Since only the Roman authorities can execute the death sentence, the Jewish leaders hand Jesus over to Pilate. Pilate asks Jesus if he is the King of the Jews, and he replies, “You say so” (Mark 15:2). Then the chief priests jump in and accuse him of many things, yet Jesus says nothing to defend himself. Jesus understands this needs to happen to carry out God’s plan.
However, Pilate was determined to release Jesus since he found no fault in him. Since it was tradition for him to let the crowd choose one prisoner for him to release during Passover, Pilate brought Barabbas, a murderer, out and gave the crowd the choice between Jesus and Barabbas. Unfortunately, the chief priests were in the crowd and were using their influence to get Barabbas released. When the crowd yelled for Barabbas to be released, Pilate was confused and asked what he should do Jesus, to which they said, “Crucify him!” (Mark 15:7-14). To please the crowd, Pilate hands Jesus over to be beaten and crucified (Mark 15:15).
How many times have you felt helpless like Pilate? You know the right thing to do, and yet [whatever “it” is] stops you. Pilate failed because he did not own up to his responsibility. To know what is right and fail to do it is sin and cowardice.
Yet as human beings we can relate to Pilate’s weakness, just as we could relate to Peter’s. I believe Jesus understands our inadequacy to give the good news every time we get the chance. We continue to fall short of his glory. He understands our battle with the devil and with our own sinful nature. Even as we hate this part of the story, it has to take place to carry out God’s plan to save us from the darkness. Yet, even in the darkest hour we can see glimmers of light on the horizon.
Continue to follow the light. The story is just unfolding. Thanks be to God!

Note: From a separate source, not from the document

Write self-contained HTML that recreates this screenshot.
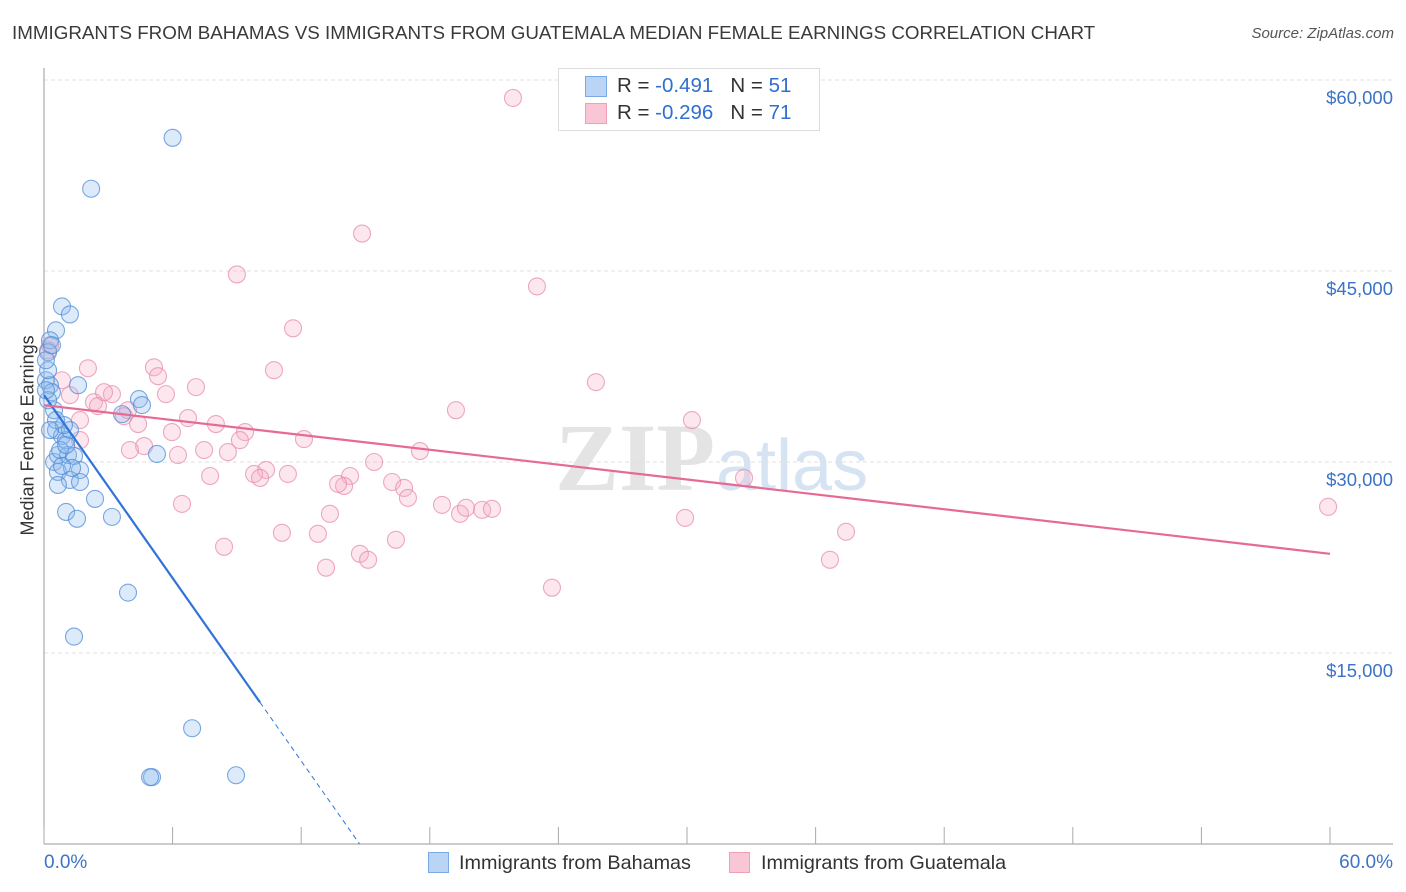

Dear Heavenly Father, Thank you for forgiving and loving us even when we deny you and fail to do what is right. Help us to be more faithful to you, for you have given all for us. Thank you for Jesus’ willingness to go through such suffering for us. Amen.
Please answer the following reflective questions in the comments below. Please agree to disagree and be respectful to each other. (If you have not already done so, please also take a moment, to sign the comment covenant.) You can answer as many questions as you would like.
1. Have you ever effectively denied Jesus through your words or actions?
2. When have you failed to do what was right out of fear?
3. How can Jesus’ love and forgiveness empower you to put the past behind you and move on with the future?